In another dissertation chapter, I show how Twitter can give near real-time portraits of public opinion in contentious environments. Using almost 5 million tweets with GPS coordinates that were extracted from Twitter’s 1% stream, I, along with Jesse Driscoll, developed dictionaries to distinguish pro-Yanukovych tweets from anti-Yanukovych ones. Once we used a human coder to verify the dictionaries accurately identified tweets in those categories, we show that the rhetoric differs sharply across Ukraine.

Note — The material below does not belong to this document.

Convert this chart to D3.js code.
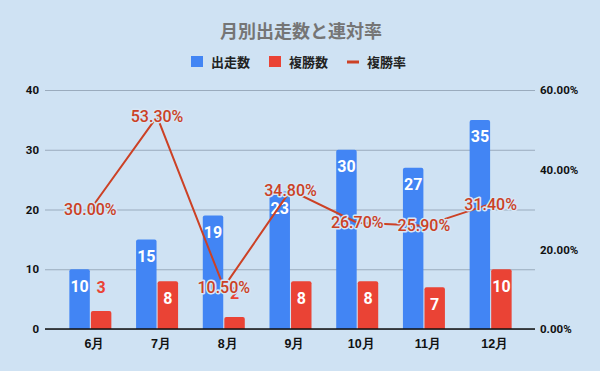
<!DOCTYPE html>
<html>
<head>
<meta charset="utf-8">
<script src="https://cdn.jsdelivr.net/npm/d3@7"></script>
<style>
  body { margin: 0; background: #cfe2f3; }
  svg { display: block; font-family: "Roboto", "Noto Sans CJK JP", sans-serif; }
</style>
</head>
<body>
<div id="chart"></div>
<script>
// データ
var months = ["6月", "7月", "8月", "9月", "10月", "11月", "12月"];
var starts = [10, 15, 19, 23, 30, 27, 35];      // 出走数
var places = [3, 8, 2, 8, 8, 7, 10];            // 複勝数
var rates = [30.0, 53.3, 10.5, 34.8, 26.7, 25.9, 31.4]; // 複勝率(%)
var leftTicks = [0, 10, 20, 30, 40];
var rightTicks = [0, 20, 40, 60];

var width = 600, height = 371;
var blue = "#4285f4", red = "#ea4335", lineRed = "#cc4125";

var svg = d3.select("#chart").append("svg")
    .attr("width", width)
    .attr("height", height);

svg.append("rect").attr("width", width).attr("height", height).attr("fill", "#cfe2f3");

var x = d3.scaleBand().domain(months).range([57, 524]);
var sub = d3.scaleBand().domain(["s", "p"]).range([-21, 21]).paddingInner(0.05);
var y = d3.scaleLinear().domain([0, 40]).range([329, 90]);
var yr = d3.scaleLinear().domain([0, 60]).range([329, 90]);

// タイトル
svg.append("text")
    .attr("x", 301).attr("y", 38)
    .attr("text-anchor", "middle")
    .attr("font-size", 18).attr("font-weight", "bold")
    .attr("fill", "#757575")
    .text("月別出走数と連対率");

// 凡例
var legend = svg.append("g").attr("font-size", 13).attr("font-weight", "bold").attr("fill", "#222");
legend.append("rect").attr("x", 191).attr("y", 56).attr("width", 12).attr("height", 11).attr("fill", blue);
legend.append("text").attr("x", 211).attr("y", 66.5).text("出走数");
legend.append("rect").attr("x", 269).attr("y", 56).attr("width", 12).attr("height", 11).attr("fill", red);
legend.append("text").attr("x", 289).attr("y", 66.5).text("複勝数");
legend.append("line").attr("x1", 347).attr("x2", 359).attr("y1", 62).attr("y2", 62)
    .attr("stroke", lineRed).attr("stroke-width", 3);
legend.append("text").attr("x", 367).attr("y", 66.5).text("複勝率");

// グリッド線
svg.append("g")
    .attr("transform", "translate(45,0)")
    .call(d3.axisLeft(y).tickValues(leftTicks).tickSize(-490).tickFormat(""))
    .call(function (g) {
        g.select(".domain").remove();
        g.selectAll("line").attr("stroke", "#9aabbd").attr("stroke-width", 1);
    });

// 左軸
svg.append("g")
    .attr("transform", "translate(45,0)")
    .call(d3.axisLeft(y).tickValues(leftTicks).tickSize(0).tickPadding(6))
    .call(function (g) {
        g.select(".domain").remove();
        g.selectAll("text").attr("font-size", 11.5).attr("font-weight", "bold")
            .attr("fill", "#111").attr("font-family", "Roboto, sans-serif");
    });

// 右軸
svg.append("g")
    .attr("transform", "translate(535,0)")
    .call(d3.axisRight(yr).tickValues(rightTicks).tickSize(0).tickPadding(5)
        .tickFormat(function (d) { return d.toFixed(2) + "%"; }))
    .call(function (g) {
        g.select(".domain").remove();
        g.selectAll("text").attr("font-size", 11.5).attr("font-weight", "bold")
            .attr("fill", "#111").attr("font-family", "Roboto, sans-serif");
    });

// 棒（上の角だけ丸める）
function barPath(x0, w, top, bottom) {
    var r = 2;
    return "M" + x0 + "," + bottom +
        "V" + (top + r) +
        "Q" + x0 + "," + top + " " + (x0 + r) + "," + top +
        "H" + (x0 + w - r) +
        "Q" + (x0 + w) + "," + top + " " + (x0 + w) + "," + (top + r) +
        "V" + bottom + "Z";
}

var groups = svg.selectAll(".grp")
    .data(months)
    .enter()
    .append("g")
    .attr("class", "grp")
    .attr("transform", function (d) { return "translate(" + (x(d) + x.bandwidth() / 2) + ",0)"; });

groups.append("path")
    .attr("fill", blue)
    .attr("d", function (d, i) { return barPath(sub("s"), sub.bandwidth(), y(starts[i]), y(0)); });

groups.append("path")
    .attr("fill", red)
    .attr("d", function (d, i) { return barPath(sub("p"), sub.bandwidth(), y(places[i]), y(0)); });

// 棒のラベル
function barLabel(sel, key, values, color) {
    sel.append("text")
        .attr("x", sub(key) + sub.bandwidth() / 2)
        .attr("y", function (d, i) {
            var h = y(0) - y(values[i]);
            return h < 30 ? y(values[i]) - 24 : y(values[i]) + 17;
        })
        .attr("dy", "0.35em")
        .attr("text-anchor", "middle")
        .attr("font-size", 16).attr("font-weight", "bold")
        .attr("fill", function (d, i) { return (y(0) - y(values[i])) < 30 ? color : "#fff"; })
        .text(function (d, i) { return values[i]; });
}
barLabel(groups, "s", starts, blue);
barLabel(groups, "p", places, red);

// 基準線
svg.append("line")
    .attr("x1", 45).attr("x2", 535)
    .attr("y1", y(0)).attr("y2", y(0))
    .attr("stroke", "#111").attr("stroke-width", 1.5);

// X軸ラベル
svg.append("g")
    .attr("transform", "translate(0," + y(0) + ")")
    .call(d3.axisBottom(x).tickSize(0).tickPadding(10))
    .call(function (g) {
        g.select(".domain").remove();
        g.selectAll("text").attr("font-size", 12.5).attr("font-weight", "bold")
            .attr("fill", "#111").attr("dx", 4);
    });

// 折れ線
var line = d3.line()
    .x(function (d, i) { return x(months[i]) + x.bandwidth() / 2; })
    .y(function (d) { return yr(d); });

svg.append("path")
    .datum(rates)
    .attr("fill", "none")
    .attr("stroke", lineRed)
    .attr("stroke-width", 2)
    .attr("d", line);

svg.selectAll(".rate")
    .data(rates)
    .enter()
    .append("text")
    .attr("class", "rate")
    .attr("x", function (d, i) { return x(months[i]) + x.bandwidth() / 2; })
    .attr("y", function (d) { return yr(d); })
    .attr("dy", "0.35em")
    .attr("text-anchor", "middle")
    .attr("font-size", 16).attr("font-weight", 500)
    .attr("fill", lineRed)
    .attr("stroke", "#d6e6f5").attr("stroke-width", 3)
    .attr("paint-order", "stroke")
    .attr("stroke-linejoin", "round")
    .text(function (d) { return d.toFixed(2) + "%"; });
</script>
</body>
</html>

For all the excitement surrounding big data, they are not a panacea (Tufekci 2014). The modal big data paper selects on the dependent variable (usually hashtag use), is unclear about who exactly is being sampled (using “#tahrir” does not mean you are there, in Cairo, or even in Egypt), and has trouble analyzing many forms of online communication. These research design problems cause scholars to over-interpret levels of anti-regime sentiment (Barbera and Metzger 2013), the role of influential individuals (Bailon et al. 2011), and the way social media are used by people possibly involved in protest (Aday et al. 2012).
To productively use Twitter to understand social movements, researchers should undertake the following steps. First, tweets should be downloaded in real time to allow the researcher to understand dynamics before an event occurs. Second, tweets should not be selected on hashtag; one can download tweets based on language or location, and selecting on those is acceptable because they still provide a denominator. Downloading in real time, agnostic to the event in question, is the best way to avoid selecting on hashtags. Third, all statistics need to be normalized, as the number of users and tweets grows daily. Fourth, more detailed coding allows the user to see beyond obvious Twitter behaviors: creating dictionaries, researching individual accounts, and creating supervised topic models all extend the power of social media analysis.
Big data are here to stay, so we must learn how to productively harness them. Yet they are still observational, meaning they do not solve problems of endogeneity or omitted variables. While they allow us to quantify context with more precision than ever before, substantive knowledge is still required to properly address issues of causality and representativeness. Even with stadium lights, there remain many shadows.